Mel Urofsky’s new biography of Louis Brandeis is a timely reminder of the Justice’s mantra about “the curse of bigness.”  Following the Panic of 2008, there was much discussion about how to deal with financial institutions that are too big to fail.  One possible solution is simple — make sure that no bank or related entity gets too big in the first place.

This week Congress took the first step down that road by introducing legislation that would restore the p Glass-Steagall Act of 1932.  Glass-Steagall, inter alia, barred commercial banks from owning brokerages.
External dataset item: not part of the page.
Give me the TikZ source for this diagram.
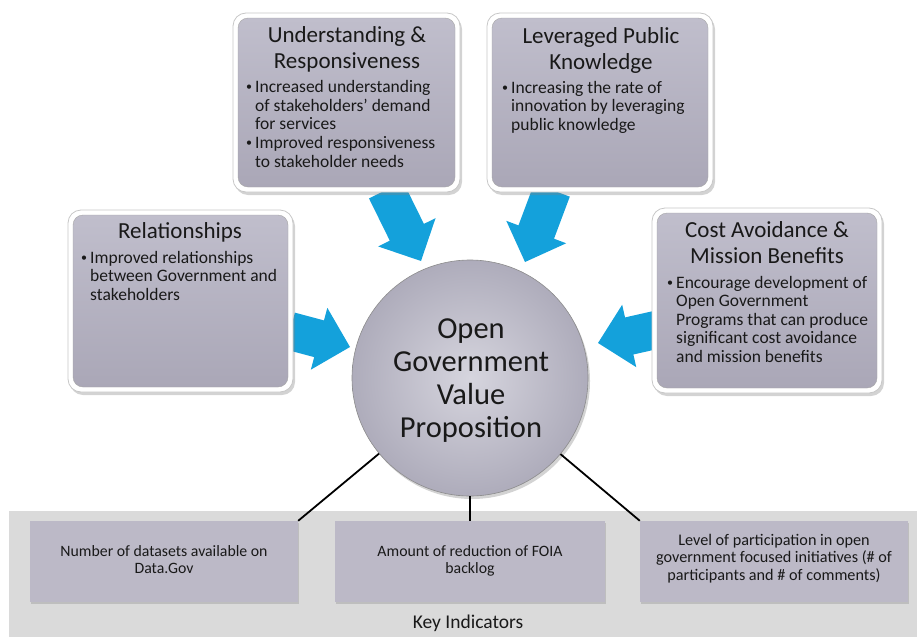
\documentclass[tikz,border=0pt]{standalone}
\usepackage{fontspec}
\setmainfont{Carlito}
\usetikzlibrary{shadows,calc}
\definecolor{arrowblue}{RGB}{20,161,219}
\definecolor{cardtop}{RGB}{192,190,204}
\definecolor{cardbot}{RGB}{170,167,183}
\definecolor{bandgray}{RGB}{218,218,218}
\definecolor{indfill}{RGB}{188,185,199}
\definecolor{txt}{RGB}{25,25,25}
\definecolor{circin}{RGB}{214,213,222}
\definecolor{circout}{RGB}{174,172,187}
\newcommand\bul[2]{\makebox[9pt][l]{\raisebox{1.6pt}{\fontsize{12}{12}\selectfont\textbullet}}\parbox[t]{#1}{\raggedright #2}}
\newcommand\blockarrow[3]{%
  \fill[arrowblue] ($(#1)!19pt!90:(#2)$) -- ($(#3)!19pt!-90:(#1)$) -- ($(#3)!32pt!-90:(#1)$) -- (#2)
    -- ($(#3)!32pt!90:(#1)$) -- ($(#3)!19pt!90:(#1)$) -- ($(#1)!19pt!-90:(#2)$) -- cycle;}
\tikzset{
  card/.style={rectangle, rounded corners=13pt, fill=white, draw=black!22, line width=0.8pt, inner sep=0pt,
    drop shadow={shadow xshift=2pt, shadow yshift=-3pt, opacity=0.35}},
  cardin/.style={rectangle, rounded corners=10pt, top color=cardtop, bottom color=cardbot, draw=black!35, line width=0.4pt, inner sep=0pt},
  cardtitle/.style={font=\fontsize{23}{25.5}\selectfont, text=txt, align=center, anchor=base, inner sep=0pt},
  cardbody/.style={font=\fontsize{17.5}{18.6}\selectfont, text=txt, align=left, anchor=base west, inner sep=0pt},
  indbox/.style={rectangle, fill=indfill, inner sep=0pt, minimum height=81pt, text=txt, align=center,
    drop shadow={shadow xshift=1pt, shadow yshift=-2pt, opacity=0.3}},
  indtext/.style={text=txt, align=center, anchor=base, inner sep=0pt},
  conn/.style={draw=black, line width=1.8pt},
}
\begin{document}
\begin{tikzpicture}[x=1pt, y=-1pt]
\useasboundingbox (0,0) rectangle (917,637);
% key indicator band
\fill[bandgray] (9,511) rectangle (917,637);
\node[indbox, minimum width=268pt] (ind1) at (164,561.5) {};
\node[indbox, minimum width=270pt] (ind2) at (470,561.5) {};
\node[indbox, minimum width=268pt] (ind3) at (774,561.5) {};
\node[indtext, font=\fontsize{15.8}{16.5}\selectfont] (ind1t) at (164,573) {Number of datasets available on\\Data.Gov};
\node[indtext, font=\fontsize{15.8}{16.5}\selectfont] (ind2t) at (470,573) {Amount of reduction of FOIA\\backlog};
\node[indtext, font=\fontsize{16.2}{17.5}\selectfont] (ind3t) at (774,580) {Level of participation in open\\government focused initiatives (\# of\\participants and \# of comments)};
\node[font=\fontsize{19.5}{20}\selectfont, text=txt, anchor=base, inner sep=0pt] (keyind) at (468,628) {Key Indicators};
% centre circle position
\coordinate (ctr) at (470,378);
% arrows
\coordinate (a1s) at (290,331); \coordinate (a1t) at (350,347);
\coordinate (a1h) at ($(a1t)!32pt!(a1s)$);
\blockarrow{a1s}{a1t}{a1h}
\coordinate (a2s) at (386,190); \coordinate (a2t) at (421,261);
\coordinate (a2h) at ($(a2t)!32pt!(a2s)$);
\blockarrow{a2s}{a2t}{a2h}
\coordinate (a3s) at (552,190); \coordinate (a3t) at (525,262);
\coordinate (a3h) at ($(a3t)!32pt!(a3s)$);
\blockarrow{a3s}{a3t}{a3h}
\coordinate (a4s) at (660,329); \coordinate (a4t) at (598,343);
\coordinate (a4h) at ($(a4t)!32pt!(a4s)$);
\blockarrow{a4s}{a4t}{a4h}
% circle
\node[circle, minimum size=236pt, inner sep=0pt, draw=black!45, line width=0.6pt,
  inner color=circin, outer color=circout,
  drop shadow={shadow xshift=2pt, shadow yshift=-3pt, opacity=0.35}] (ogv) at (ctr) {};
\node[font=\fontsize{30.5}{33}\selectfont, text=txt, align=center, anchor=base, inner sep=0pt] (ogvt) at (471,437) {Open\\Government\\Value\\Proposition};
\draw[conn] (ogv) -- (ind1.north east);
\draw[conn] (ogv) -- (ind2.north);
\draw[conn] (ogv) -- (ind3.north west);
% cards
\node[card, minimum width=227pt, minimum height=179pt] (und) at (346.5,102.5) {};
\node[cardin, minimum width=217pt, minimum height=169pt] (undin) at (und.center) {};
\node[cardtitle] (undt) at (347,68) {Understanding \&\\Responsiveness};
\node[cardbody] (undb1) at (246,92.5) {\bul{200pt}{Increased understanding\\of stakeholders’ demand\\for services}};
\node[cardbody] (undb2) at (246,148.5) {\bul{200pt}{Improved responsiveness\\to stakeholder needs}};

\node[card, minimum width=226pt, minimum height=179pt] (lev) at (600,102.5) {};
\node[cardin, minimum width=216pt, minimum height=169pt] (levin) at (lev.center) {};
\node[cardtitle] (levt) at (601,69) {Leveraged Public\\Knowledge};
\node[cardbody] (levb) at (502,93) {\bul{200pt}{Increasing the rate of\\innovation by leveraging\\public knowledge}};

\node[card, minimum width=225pt, minimum height=182pt] (rel) at (180.5,301) {};
\node[cardin, minimum width=215pt, minimum height=172pt] (relin) at (rel.center) {};
\node[cardtitle] (relt) at (180,238) {Relationships};
\node[cardbody] (relb) at (81,263) {\bul{200pt}{Improved relationships\\between Government and\\stakeholders}};

\node[card, minimum width=230pt, minimum height=185pt] (cost) at (767,300.5) {};
\node[cardin, minimum width=220pt, minimum height=175pt] (costin) at (cost.center) {};
\node[cardtitle] (costt) at (767,263) {Cost Avoidance \&\\Mission Benefits};
\node[cardbody] (costb) at (667,288) {\bul{200pt}{Encourage development of\\Open Government\\Programs that can produce\\significant cost avoidance\\and mission benefits}};
\end{tikzpicture}
\end{document}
For example, Bank of America could not own Merrill Lynch as it now does if the Act were in force.  Glass-Steagall was repealed in 1999 by a bipartisan coalition and the repeal was signed by President Clinton.

While there were good arguments for this move at the time, that was almost certainly a mistake.  After all, the banking system functioned pretty well from 1932 to 1999.  Within just a few years of Glass-Steagall’s repeal, things went haywire.  Correlation is not causation, of course.  But I am hard-pressed to identify any public benefit that came from repealing the Act.  We know it worked to reduce financial risk after the last great panic (1929).  Why shouldn’t it be brought back now?


 December 18, 2009 at 6:35 am   Posted in: Current Events   Print This Post Print This Post

Responses (1)

  1. huh? - December 18, 2009 at 11:26 am

    How about economies of scale leading to lower prices for financial products?

    What did Glass-Steagall have to do with the failure of Lehman, Bear Stearns, AIG, Fannie, Freddie and hundreds of small banks?

    So things would have been better if JP Morgan wasn’t able to buy Bear? If BofA wasn’t able to buy Merrill?